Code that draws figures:
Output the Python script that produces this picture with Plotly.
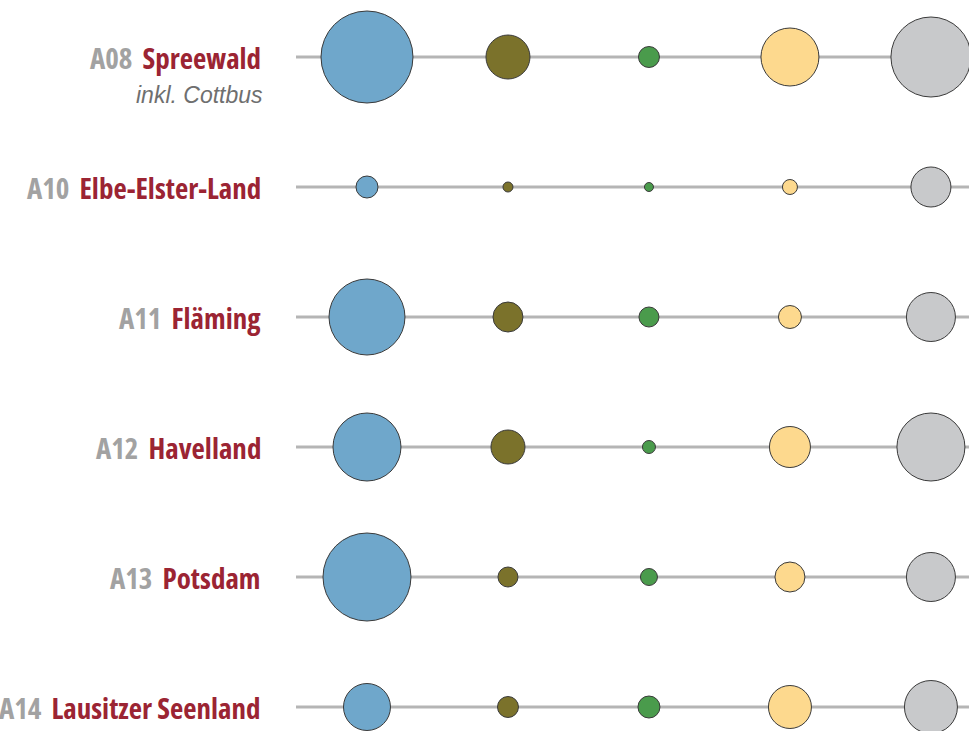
import plotly.graph_objects as go

codes = ["A08", "A10", "A11", "A12", "A13", "A14"]
names = ["Spreewald", "Elbe-Elster-Land", "Fläming", "Havelland", "Potsdam", "Lausitzer Seenland"]
subtitles = ["inkl. Cottbus", "", "", "", "", ""]
series_colors = ["#6fa7cb", "#7b722b", "#4a9b4c", "#fdd98e", "#c8c9cb"]
# bubble sizes (diameter, px) per series, per region
blue = [92, 22, 76, 68, 88, 47]
olive = [44, 10, 30, 34, 20, 21]
green = [21, 9, 20, 13, 17, 22]
yellow = [58, 15, 23, 41, 30, 43]
grey = [80, 40, 49, 68, 49, 53]
series = [blue, olive, green, yellow, grey]

fig = go.Figure()
rows = list(range(len(codes)))

for r in rows:
    fig.add_trace(go.Scatter(x=[-0.5035, 4.6], y=[r, r], mode="lines",
                             line=dict(color="#b5b5b5", width=3),
                             hoverinfo="skip", showlegend=False))

for i, vals in enumerate(series):
    fig.add_trace(go.Scatter(
        x=[i] * len(rows), y=rows, mode="markers", cliponaxis=False,
        marker=dict(size=vals, sizemode="diameter", color=series_colors[i],
                    line=dict(color="#3a3a3a", width=1), opacity=1),
        showlegend=False))

for r in rows:
    fig.add_annotation(
        x=-0.738, y=r, xref="x", yref="y", xanchor="right", yanchor="middle",
        showarrow=False,
        text=(f"<span style='color:#a2a2a2;font-stretch:condensed'>{codes[r]}</span>"
              f"<span style='font-stretch:condensed'> \u2009</span>"
              f"<span style='color:#9b2433;font-stretch:condensed'>{names[r]}</span>"),
        font=dict(family="Open Sans", size=29, weight=700))
    if subtitles[r]:
        fig.add_annotation(
            x=-0.724, y=r + 0.295, xref="x", yref="y", xanchor="right", yanchor="middle",
            showarrow=False, text=f"<i>{subtitles[r]}</i>",
            font=dict(family="Liberation Sans, Arial, sans-serif", size=23, color="#6f6f6f"))

fig.update_layout(
    width=969, height=731, margin=dict(l=0, r=0, t=0, b=0),
    paper_bgcolor="white", plot_bgcolor="white",
    xaxis=dict(range=[-2.603, 4.270], visible=False, fixedrange=True),
    yaxis=dict(range=[5.1846, -0.4385], visible=False, fixedrange=True),
)

fig.write_html("out.html", config={"displayModeBar": False},
               post_script="document.body.style.margin='0';document.body.style.overflow='hidden';")
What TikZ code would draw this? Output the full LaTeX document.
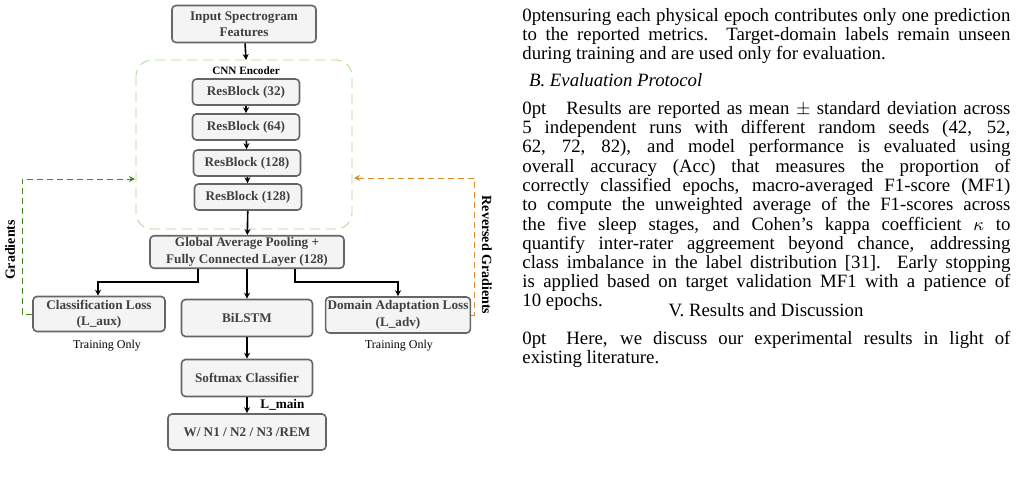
\documentclass[tikz,border=0pt]{standalone}
\usepackage{fontspec}
\setmainfont{Liberation Serif}
\usetikzlibrary{arrows.meta,positioning}
\definecolor{boxfill}{HTML}{F4F4F4}
\definecolor{boxline}{HTML}{666666}
\definecolor{encgreen}{HTML}{A8D98E}
\definecolor{gradgreen}{HTML}{3C8C1E}
\definecolor{gradorange}{HTML}{E08A2A}
\tikzset{
  block/.style={draw=boxline,fill=boxfill,rounded corners=2pt,thick,align=center,
    font=\fontsize{6.6}{8.2}\selectfont\bfseries,text=black!75,inner sep=1pt},
  flow/.style={-{Stealth[length=3pt,width=3pt]},thick},
  body/.style={anchor=north west,inner sep=0pt,text width=244pt,align=justify,
    font=\fontsize{9.4}{8.5}\selectfont\lineskiplimit=-6pt\relax}
}
\begin{document}
\begin{tikzpicture}[x=0.5pt,y=-0.5pt]
\useasboundingbox (0,0) rectangle (1020,476);
% encoder frame
\draw[encgreen,dash pattern=on 5pt off 3pt,rounded corners=8pt]
  (136,60) rectangle (352,229);
\node[font=\fontsize{5.6}{7}\selectfont\bfseries] (enc) at (246,71) {CNN Encoder};
% blocks
\node[block,minimum width=72pt,minimum height=18.5pt] (input) at (244,24) {Input Spectrogram\\Features};
\node[block,minimum width=53.5pt,minimum height=13pt] (rb1) at (246,92) {ResBlock (32)};
\node[block,minimum width=53.5pt,minimum height=13pt] (rb2) at (246,127) {ResBlock (64)};
\node[block,minimum width=53.5pt,minimum height=13pt] (rb3) at (247,163) {ResBlock (128)};
\node[block,minimum width=53.5pt,minimum height=13pt] (rb4) at (248,197) {ResBlock (128)};
\node[block,minimum width=97pt,minimum height=16pt] (gap) at (247,252) {Global Average Pooling +\\Fully Connected Layer (128)};
\node[block,minimum width=66pt,minimum height=17.5pt] (cls) at (99,314) {Classification Loss\\(L\_aux)};
\node[block,minimum width=65.5pt,minimum height=18.5pt] (lstm) at (247,318) {BiLSTM};
\node[block,minimum width=67pt,minimum height=18pt] (dom) at (398,315) {Domain Adaptation Loss\\(L\_adv)};
\node[block,minimum width=65.5pt,minimum height=18.5pt] (soft) at (247,378) {Softmax Classifier};
\node[block,minimum width=79pt,minimum height=18pt] (out) at (247,432) {W/ N1 / N2 / N3 /REM};
\node[font=\fontsize{6}{7}\selectfont] (tr1) at (107,346) {Training Only};
\node[font=\fontsize{6}{7}\selectfont] (tr2) at (399,346) {Training Only};
% connectors
\draw[flow] (input) -- (rb1.north |- 0,60);
\draw[flow] (rb1) -- (rb2);
\draw[flow] (rb2) -- (rb3);
\draw[flow] (rb3) -- (rb4);
\draw[flow] (rb4) -- (gap);
\draw[flow] (gap.south -| 198,0) |- (98,282) -- (cls.north -| 98,0);
\draw[flow] (gap) -- (lstm);
\draw[flow] (gap.south -| 295,0) |- (398,282) -- (dom.north -| 398,0);
\draw[flow] (lstm) -- (soft);
\draw[flow] (soft) -- node[right=3pt,font=\fontsize{6.6}{8}\selectfont\bfseries] {L\_main} (out);
\coordinate (gin) at (135,179);
\coordinate (rin) at (354,178);
\draw[gradgreen,densely dashed,-{Stealth[length=3pt,width=3pt]}] (cls.west) -- (22,314) |- (gin);
\draw[gradorange,densely dashed,-{Stealth[length=3pt,width=3pt]}] (dom.east) -- (474,315) |- (rin);
\node[rotate=90,font=\fontsize{7}{8}\selectfont\bfseries] (glab) at (10,250) {Gradients};
\node[rotate=-90,font=\fontsize{7}{8}\selectfont\bfseries] (rlab) at (487,255) {Reversed Gradients};
% text column
\node[body] (p1) at (522,8) {ensuring each physical epoch contributes only one prediction\linebreak to the reported metrics. Target-domain labels remain unseen\linebreak during training and are used only for evaluation.};
\node[anchor=west,font=\fontsize{9.4}{12}\selectfont\itshape] (sec) at (522,80) {B. Evaluation Protocol};
\node[body] (p2) at (522,101) {\hspace*{10pt}Results are reported as mean $\pm$ standard deviation across\linebreak 5 independent runs with different random seeds (42, 52,\linebreak 62, 72, 82), and model performance is evaluated using\linebreak overall accuracy (Acc) that measures the proportion of\linebreak correctly classified epochs, macro-averaged F1-score (MF1)\linebreak to compute the unweighted average of the F1-scores across\linebreak the five sleep stages, and Cohen's kappa coefficient $\kappa$ to\linebreak quantify inter-rater aggreement beyond chance, addressing\linebreak class imbalance in the label distribution [31]. Early stopping\linebreak is applied based on target validation MF1 with a patience of\linebreak 10 epochs.};
\node[font=\fontsize{9.4}{12}\selectfont] (sec5) at (766,310) {V. R\textsc{esults and} D\textsc{iscussion}};
\node[body] (p3) at (522,331) {\hspace*{10pt}Here, we discuss our experimental results in light of\linebreak existing literature.};
\end{tikzpicture}
\end{document}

● Problem description
Copy the material exactly. Do not include the pictures.

● Output
Output the Python script that produces this picture with Plotly.
import plotly.graph_objects as go

codes = ["A08", "A10", "A11", "A12", "A13", "A14"]
names = ["Spreewald", "Elbe-Elster-Land", "Fläming", "Havelland", "Potsdam", "Lausitzer Seenland"]
subtitles = ["inkl. Cottbus", "", "", "", "", ""]
series_colors = ["#6fa7cb", "#7b722b", "#4a9b4c", "#fdd98e", "#c8c9cb"]
# bubble sizes (diameter, px) per series, per region
blue = [92, 22, 76, 68, 88, 47]
olive = [44, 10, 30, 34, 20, 21]
green = [21, 9, 20, 13, 17, 22]
yellow = [58, 15, 23, 41, 30, 43]
grey = [80, 40, 49, 68, 49, 53]
series = [blue, olive, green, yellow, grey]

fig = go.Figure()
rows = list(range(len(codes)))

for r in rows:
    fig.add_trace(go.Scatter(x=[-0.5035, 4.6], y=[r, r], mode="lines",
                             line=dict(color="#b5b5b5", width=3),
                             hoverinfo="skip", showlegend=False))

for i, vals in enumerate(series):
    fig.add_trace(go.Scatter(
        x=[i] * len(rows), y=rows, mode="markers", cliponaxis=False,
        marker=dict(size=vals, sizemode="diameter", color=series_colors[i],
                    line=dict(color="#3a3a3a", width=1), opacity=1),
        showlegend=False))

for r in rows:
    fig.add_annotation(
        x=-0.738, y=r, xref="x", yref="y", xanchor="right", yanchor="middle",
        showarrow=False,
        text=(f"<span style='color:#a2a2a2;font-stretch:condensed'>{codes[r]}</span>"
              f"<span style='font-stretch:condensed'> \u2009</span>"
              f"<span style='color:#9b2433;font-stretch:condensed'>{names[r]}</span>"),
        font=dict(family="Open Sans", size=29, weight=700))
    if subtitles[r]:
        fig.add_annotation(
            x=-0.724, y=r + 0.295, xref="x", yref="y", xanchor="right", yanchor="middle",
            showarrow=False, text=f"<i>{subtitles[r]}</i>",
            font=dict(family="Liberation Sans, Arial, sans-serif", size=23, color="#6f6f6f"))

fig.update_layout(
    width=969, height=731, margin=dict(l=0, r=0, t=0, b=0),
    paper_bgcolor="white", plot_bgcolor="white",
    xaxis=dict(range=[-2.603, 4.270], visible=False, fixedrange=True),
    yaxis=dict(range=[5.1846, -0.4385], visible=False, fixedrange=True),
)

fig.write_html("out.html", config={"displayModeBar": False},
               post_script="document.body.style.margin='0';document.body.style.overflow='hidden';")
What TikZ code would draw this? Output the full LaTeX document.
\documentclass[tikz,border=0pt]{standalone}
\usepackage{fontspec}
\setmainfont{Liberation Serif}
\usetikzlibrary{arrows.meta,positioning}
\definecolor{boxfill}{HTML}{F4F4F4}
\definecolor{boxline}{HTML}{666666}
\definecolor{encgreen}{HTML}{A8D98E}
\definecolor{gradgreen}{HTML}{3C8C1E}
\definecolor{gradorange}{HTML}{E08A2A}
\tikzset{
  block/.style={draw=boxline,fill=boxfill,rounded corners=2pt,thick,align=center,
    font=\fontsize{6.6}{8.2}\selectfont\bfseries,text=black!75,inner sep=1pt},
  flow/.style={-{Stealth[length=3pt,width=3pt]},thick},
  body/.style={anchor=north west,inner sep=0pt,text width=244pt,align=justify,
    font=\fontsize{9.4}{8.5}\selectfont\lineskiplimit=-6pt\relax}
}
\begin{document}
\begin{tikzpicture}[x=0.5pt,y=-0.5pt]
\useasboundingbox (0,0) rectangle (1020,476);
% encoder frame
\draw[encgreen,dash pattern=on 5pt off 3pt,rounded corners=8pt]
  (136,60) rectangle (352,229);
\node[font=\fontsize{5.6}{7}\selectfont\bfseries] (enc) at (246,71) {CNN Encoder};
% blocks
\node[block,minimum width=72pt,minimum height=18.5pt] (input) at (244,24) {Input Spectrogram\\Features};
\node[block,minimum width=53.5pt,minimum height=13pt] (rb1) at (246,92) {ResBlock (32)};
\node[block,minimum width=53.5pt,minimum height=13pt] (rb2) at (246,127) {ResBlock (64)};
\node[block,minimum width=53.5pt,minimum height=13pt] (rb3) at (247,163) {ResBlock (128)};
\node[block,minimum width=53.5pt,minimum height=13pt] (rb4) at (248,197) {ResBlock (128)};
\node[block,minimum width=97pt,minimum height=16pt] (gap) at (247,252) {Global Average Pooling +\\Fully Connected Layer (128)};
\node[block,minimum width=66pt,minimum height=17.5pt] (cls) at (99,314) {Classification Loss\\(L\_aux)};
\node[block,minimum width=65.5pt,minimum height=18.5pt] (lstm) at (247,318) {BiLSTM};
\node[block,minimum width=67pt,minimum height=18pt] (dom) at (398,315) {Domain Adaptation Loss\\(L\_adv)};
\node[block,minimum width=65.5pt,minimum height=18.5pt] (soft) at (247,378) {Softmax Classifier};
\node[block,minimum width=79pt,minimum height=18pt] (out) at (247,432) {W/ N1 / N2 / N3 /REM};
\node[font=\fontsize{6}{7}\selectfont] (tr1) at (107,346) {Training Only};
\node[font=\fontsize{6}{7}\selectfont] (tr2) at (399,346) {Training Only};
% connectors
\draw[flow] (input) -- (rb1.north |- 0,60);
\draw[flow] (rb1) -- (rb2);
\draw[flow] (rb2) -- (rb3);
\draw[flow] (rb3) -- (rb4);
\draw[flow] (rb4) -- (gap);
\draw[flow] (gap.south -| 198,0) |- (98,282) -- (cls.north -| 98,0);
\draw[flow] (gap) -- (lstm);
\draw[flow] (gap.south -| 295,0) |- (398,282) -- (dom.north -| 398,0);
\draw[flow] (lstm) -- (soft);
\draw[flow] (soft) -- node[right=3pt,font=\fontsize{6.6}{8}\selectfont\bfseries] {L\_main} (out);
\coordinate (gin) at (135,179);
\coordinate (rin) at (354,178);
\draw[gradgreen,densely dashed,-{Stealth[length=3pt,width=3pt]}] (cls.west) -- (22,314) |- (gin);
\draw[gradorange,densely dashed,-{Stealth[length=3pt,width=3pt]}] (dom.east) -- (474,315) |- (rin);
\node[rotate=90,font=\fontsize{7}{8}\selectfont\bfseries] (glab) at (10,250) {Gradients};
\node[rotate=-90,font=\fontsize{7}{8}\selectfont\bfseries] (rlab) at (487,255) {Reversed Gradients};
% text column
\node[body] (p1) at (522,8) {ensuring each physical epoch contributes only one prediction\linebreak to the reported metrics. Target-domain labels remain unseen\linebreak during training and are used only for evaluation.};
\node[anchor=west,font=\fontsize{9.4}{12}\selectfont\itshape] (sec) at (522,80) {B. Evaluation Protocol};
\node[body] (p2) at (522,101) {\hspace*{10pt}Results are reported as mean $\pm$ standard deviation across\linebreak 5 independent runs with different random seeds (42, 52,\linebreak 62, 72, 82), and model performance is evaluated using\linebreak overall accuracy (Acc) that measures the proportion of\linebreak correctly classified epochs, macro-averaged F1-score (MF1)\linebreak to compute the unweighted average of the F1-scores across\linebreak the five sleep stages, and Cohen's kappa coefficient $\kappa$ to\linebreak quantify inter-rater aggreement beyond chance, addressing\linebreak class imbalance in the label distribution [31]. Early stopping\linebreak is applied based on target validation MF1 with a patience of\linebreak 10 epochs.};
\node[font=\fontsize{9.4}{12}\selectfont] (sec5) at (766,310) {V. R\textsc{esults and} D\textsc{iscussion}};
\node[body] (p3) at (522,331) {\hspace*{10pt}Here, we discuss our experimental results in light of\linebreak existing literature.};
\end{tikzpicture}
\end{document}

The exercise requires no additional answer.